Putting It All Together: Code in Action
The power of HipKittens becomes evident when examining actual kernels. Here's a glimpse into the hot loop of their attention forwards pass kernel, which uses the 8-wave ping-pong schedule:
#pragma unroll
for (int j = 3; j < num_tiles - 1; j += 2) {
// Cluster 0: Compute
zero(att_block[1]);
swap_layout_and_transpose(k_reg_transposed, k_reg);
mma_AtB(att_block[1], k_reg_transposed, q_reg_transposed, att_block[1]);
// Cluster 1: Memory
G::load<1, false>(k_smem[1], g.Kg, {batch_idx, j, head_idx_kv, 0});
load(v_reg, v_smem[0]);
// Additional clusters follow, alternating between compute and memory...
}
Similarly, their BF16 GEMM kernel demonstrates the same ping-pong pattern, with waves alternating between compute clusters and memory clusters to maximize throughput.
The Path to Multi-Silicon AI
HipKittens delivers competitive performance on AMD CDNA3 and CDNA4 through these three key insights. The researchers' kernels consistently achieve peak performance among AMD baselines across workloads and even compete with peak Blackwell kernels.

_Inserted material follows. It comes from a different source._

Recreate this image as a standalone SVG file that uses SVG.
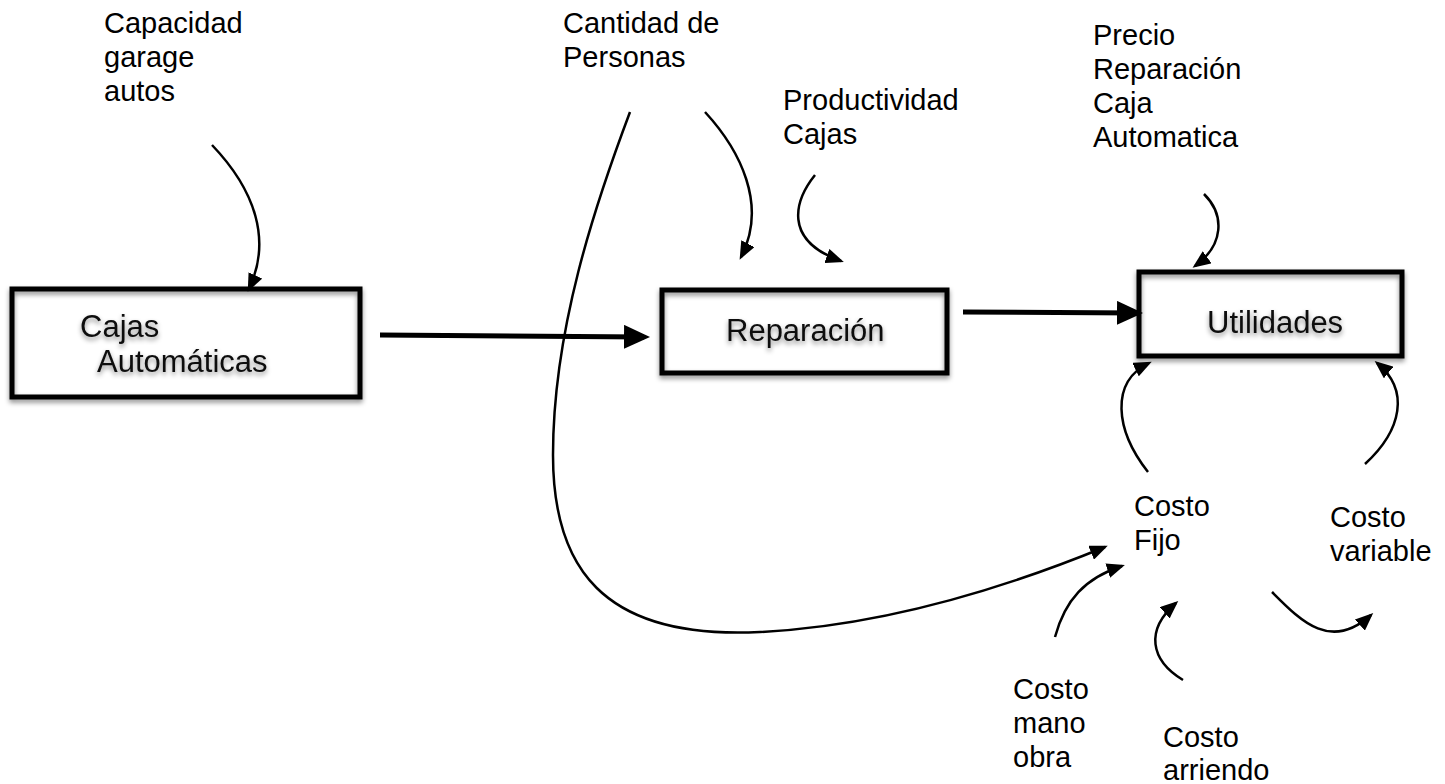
<svg xmlns="http://www.w3.org/2000/svg" width="1445" height="784" viewBox="0 0 1445 784">
  <defs>
    <style>
      .lbl { font-family: "Liberation Sans", Arial, Helvetica, sans-serif; font-size: 29px; fill: #000; }
      .box { fill: none; stroke: #000; stroke-width: 5; }
      .boxtxt { font-family: "Liberation Sans", Arial, Helvetica, sans-serif; font-size: 31px; fill: #111; }
      .thin { fill: none; stroke: #000; stroke-width: 2.5; }
      .thick { fill: none; stroke: #000; stroke-width: 5; }
    </style>
    <filter id="sh" x="-10%" y="-20%" width="120%" height="150%">
      <feDropShadow dx="0" dy="3" stdDeviation="2.5" flood-color="#000" flood-opacity="0.45"/>
    </filter>
    <marker id="ah" viewBox="0 0 18 15" refX="15" refY="7.5" markerWidth="18" markerHeight="15" markerUnits="userSpaceOnUse" orient="auto">
      <path d="M0,0 L18,7.5 L0,15 Z" fill="#000"/>
    </marker>
    <marker id="ahb" viewBox="0 0 26 24" refX="20" refY="12" markerWidth="26" markerHeight="24" markerUnits="userSpaceOnUse" orient="auto">
      <path d="M0,0 L26,12 L0,24 Z" fill="#000"/>
    </marker>
  </defs>
  <rect width="1445" height="784" fill="#fff"/>

  <g id="node-cajas">
    <rect class="box" x="12" y="289" width="348" height="108" filter="url(#sh)"/>
    <text class="boxtxt" filter="url(#sh)"><tspan x="80" y="337">Cajas</tspan><tspan x="97" y="372">Automáticas</tspan></text>
  </g>
  <g id="node-reparacion">
    <rect class="box" x="662" y="290" width="285" height="83" filter="url(#sh)"/>
    <text class="boxtxt" x="726" y="341" filter="url(#sh)">Reparación</text>
  </g>
  <g id="node-utilidades">
    <rect class="box" x="1139" y="272" width="263" height="84" filter="url(#sh)"/>
    <text class="boxtxt" x="1207" y="333" filter="url(#sh)">Utilidades</text>
  </g>

  <g id="node-capacidad">
    <text class="lbl"><tspan x="104" y="33">Capacidad</tspan><tspan x="104" y="67">garage</tspan><tspan x="104" y="101">autos</tspan></text>
  </g>
  <g id="node-cantidad">
    <text class="lbl"><tspan x="563" y="33">Cantidad de</tspan><tspan x="563" y="67">Personas</tspan></text>
  </g>
  <g id="node-productividad">
    <text class="lbl"><tspan x="783" y="110">Productividad</tspan><tspan x="783" y="144">Cajas</tspan></text>
  </g>
  <g id="node-precio">
    <text class="lbl"><tspan x="1093" y="45">Precio</tspan><tspan x="1093" y="79">Reparación</tspan><tspan x="1093" y="113">Caja</tspan><tspan x="1093" y="147">Automatica</tspan></text>
  </g>
  <g id="node-costofijo">
    <text class="lbl"><tspan x="1134" y="516">Costo</tspan><tspan x="1134" y="550">Fijo</tspan></text>
  </g>
  <g id="node-costovariable">
    <text class="lbl"><tspan x="1330" y="527">Costo</tspan><tspan x="1330" y="561">variable</tspan></text>
  </g>
  <g id="node-manoobra">
    <text class="lbl"><tspan x="1013" y="699">Costo</tspan><tspan x="1013" y="733">mano</tspan><tspan x="1013" y="767">obra</tspan></text>
  </g>
  <g id="node-arriendo">
    <text class="lbl"><tspan x="1163" y="747">Costo</tspan><tspan x="1163" y="780">arriendo</tspan></text>
  </g>

  <g id="connectors">
    <path class="thick" d="M380,335 L644,337" marker-end="url(#ahb)"/>
    <path class="thick" d="M963,312 L1137,313" marker-end="url(#ahb)"/>
    <path class="thin" d="M212,145 C255,190 272,240 249,289" marker-end="url(#ah)"/>
    <path class="thin" d="M630,112 C595,205 553,330 553,455 C553,565 600,640 760,632 C880,626 1000,590 1105,547" marker-end="url(#ah)"/>
    <path class="thin" d="M705,112 C740,150 768,205 741,257" marker-end="url(#ah)"/>
    <path class="thin" d="M815,175 C795,200 782,240 841,261" marker-end="url(#ah)"/>
    <path class="thin" d="M1204,194 C1225,215 1224,245 1195,266" marker-end="url(#ah)"/>
    <path class="thin" d="M1148,472 C1115,430 1110,382 1149,363" marker-end="url(#ah)"/>
    <path class="thin" d="M1365,464 C1402,430 1410,390 1377,363" marker-end="url(#ah)"/>
    <path class="thin" d="M1055,637 C1065,600 1085,578 1122,566" marker-end="url(#ah)"/>
    <path class="thin" d="M1183,680 C1150,660 1145,630 1176,603" marker-end="url(#ah)"/>
    <path class="thin" d="M1272,592 C1300,620 1330,652 1371,615" marker-end="url(#ah)"/>
  </g>
</svg>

"We believe that the HIPCC register scheduling is one of the most important areas for improvement in AMD's kernel software stack," they note.
The ultimate vision is a more diverse and competitive AI hardware landscape. "Realizing AI's full potential requires diverse, open hardware," the team argues. "Today, that means making AMD GPUs truly accessible. We want more AI in the world. AI has relied on and innovated on a single hardware provider, but we need to be able to use and experiment with all the compute we can."
As the AI industry continues its relentless pursuit of performance, innovations like HipKittens are crucial for unlocking the potential of alternative hardware architectures. The future of AI isn't monolithic—it's multi-silicon, and with the right software tools, we're beginning to surf toward that horizon.